Kedua, mewaspadai iming-iming imbas hasil. High Risk High Return, ini peribahasa klasik di dunia investasi. Dengan demikian semakin tinggi imbas hasil yang dijanjikan biasa semakin besar pula resiko yang menyertainya. Makanya lembaga  keuangan memiliki divisi atau orang-orang khusus yang bertugas mengelola dana investor serta mengawasi resiko yang terjadi. Kemudian lembaga investasi yang mengelola resiko pada umumnya tidak serta merta mematok angka tertentu sebagai imbas hasil investasi dari investornya. Mereka biasa menggunakan kisaran atau ilustrasi imbas hasil, seperti yang biasa diberikan agen asuransi kepada pemegang polisnya. Itu pun masih menambahkan catatan kaki tertentu. Misalnya, realisasi yang terjadi masih bisa lebih tinggi atau rendah tergantung dari situasi dan kondisi perekonomian nasional. Jadi hati-hati dengan mereka yang   terang-terangan menjanjikan, misalnya 40% per bulan seperti pada contoh kasus kita di atas. 
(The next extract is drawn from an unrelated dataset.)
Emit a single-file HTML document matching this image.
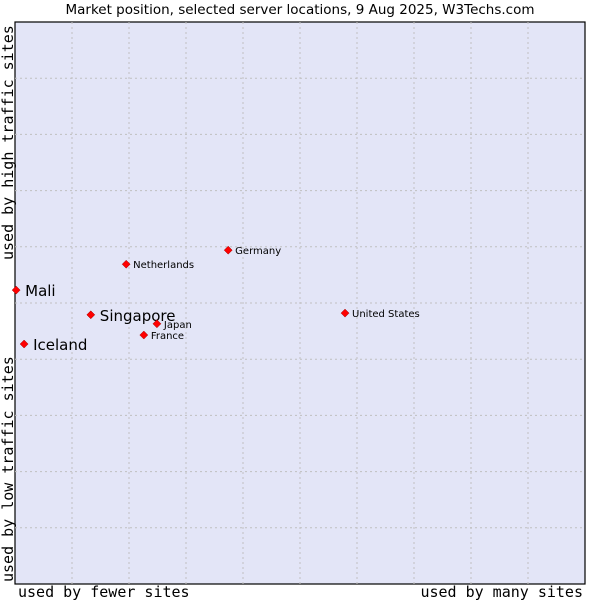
<!DOCTYPE html>
<html><head><meta charset="utf-8"><style>
body{margin:0;background:#fff}
svg text{font-family:"DejaVu Sans","Liberation Sans",sans-serif}
.mono{font-family:"DejaVu Sans Mono","Liberation Mono",monospace}
</style></head><body>
<svg id="chart" width="600" height="600" xmlns="http://www.w3.org/2000/svg">
<text x="300" y="14" text-anchor="middle" font-size="13.5" fill="#000">Market position, selected server locations, 9 Aug 2025, W3Techs.com</text>
<rect x="15" y="22" width="570" height="562" fill="#e3e5f7" stroke="#000" stroke-width="1.2"/>
<g id="grid"></g>
<g id="points"></g>
<text class="mono" x="18" y="597" font-size="15">used by fewer sites</text>
<text class="mono" x="583" y="597" font-size="15" text-anchor="end">used by many sites</text>
<text class="mono" transform="translate(13,582) rotate(-90)" font-size="15">used by low traffic sites</text>
<text class="mono" transform="translate(13,260) rotate(-90)" font-size="15">used by high traffic sites</text>
</svg>
<script>
const names=["Mali","Singapore","Iceland","Netherlands","Germany","United States","Japan","France"];
const xVals=[0.2,13.3,1.6,19.5,37.4,57.9,24.9,22.6];
const yVals=[52.3,47.9,42.7,56.9,59.4,48.2,46.3,44.3];
const big=[true,true,true,false,false,false,false,false];
const L=15,T=22,W=570,H=562;
const sx=v=>L+v/100*W, sy=v=>T+H-v/100*H;
const NS="http://www.w3.org/2000/svg";
const grid=document.getElementById('grid');
for(let i=1;i<10;i++){
  const a=document.createElementNS(NS,'line');
  
  
  a.setAttribute('x1',sx(i*10));a.setAttribute('x2',sx(i*10));a.setAttribute('y1',T);a.setAttribute('y2',T+H);
  a.setAttribute('stroke','#c0c0c0');a.setAttribute('stroke-dasharray','2,3');grid.appendChild(a);
  const b=document.createElementNS(NS,'line');
  
  
  b.setAttribute('y1',sy(i*10));b.setAttribute('y2',sy(i*10));b.setAttribute('x1',L);b.setAttribute('x2',L+W);
  b.setAttribute('stroke','#c0c0c0');b.setAttribute('stroke-dasharray','2,3');grid.appendChild(b);
}
const pts=document.getElementById('points');
names.forEach((n,i)=>{
  const x=sx(xVals[i]),y=sy(yVals[i]);
  const d=document.createElementNS(NS,'path');
  
  
  d.setAttribute('d',`M${x},${y-4}L${x+4},${y}L${x},${y+4}L${x-4},${y}Z`);
  d.setAttribute('fill','#f00');d.setAttribute('stroke','#900');d.setAttribute('stroke-width','0.5');
  pts.appendChild(d);
  const t=document.createElementNS(NS,'text');
  
  
  t.setAttribute('x',x+(big[i]?9:7));t.setAttribute('y',y+(big[i]?6:4));
  t.setAttribute('font-size',big[i]?'15':'10');
  t.textContent=n;pts.appendChild(t);
});
</script>
</body></html>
Ketiga, batasi dana pada investasi yang bersifat fluktuatif. Contoh-contoh instrumen investasi yang bersifat fluktuatif misalnya reksadana, pasar modal, produk derivatif (forex, indeks saham, dll). Beberapa pihak menyebutnya spekulatif, namun para pelaku investasi pada bidang tersebut memilih kata yang lebih positif, fluktuatif. Tapi prinsipnya sebenarnya sama, nilai tunai investasi kita sangat tergantung pada kondisi perekonomian baik nasional maupun global. Jika perekonomian sedang ‘hijau’, imbas hasil investasi kita bisa menanjak namun hal sebaliknya bisa terjadi jika ekonomi sedang lesu. Kita mesti bijak, jika ada yang menawari produk investasi berbasis instrumen tersebut. Prinsip diferensiasi produk investasi memang penting, namun prinsip kehati-hatian lebih penting. Jangan mengalokasikan dana terlalu banyak pada instrumen investasi seperti ini jika kita tidak siap dengan resikonya.
          Keempat, mewaspadai money game, atau perputaran uang. Penipuan-penipuan ala money game dengan macam-macam modus sudah sering terjadi, namun seringkali masyarakat masih jatuh pada lubang yang sama. Waspadai ciri-ciri modus money game berikut: Janji keuntungan tinggi, tidak ada produk yang dijual selain perputaran uang antar user (pengguna produk), sistem jaringan untuk menggenjot user mencari user lain dengan janji keuntungan berlipat, user awal masih bisa menerima imbas hasil namun yang belakangan hanya menerima pahit-nya saja.  Jika tawaran investasi yang datang sudah terindikasi sebagai money game, sebaiknya anda segera menjauh.
          Akhir kata, mewaspadai setiap tawaran investasi merupakan sesuatu keharusan agar kita tidak tertipu. Beberpa tips di atas dapat dijadikan tameng atau filter untuk mengamankan uang kita, menyaring mana investasi yang benar dan mana yang bodong. Karena tidak semua investasi bodong. Tapi melihat kasus-kasus di atas, sebaiknya kita semua berhati-hati. Wa Allahu A’lam.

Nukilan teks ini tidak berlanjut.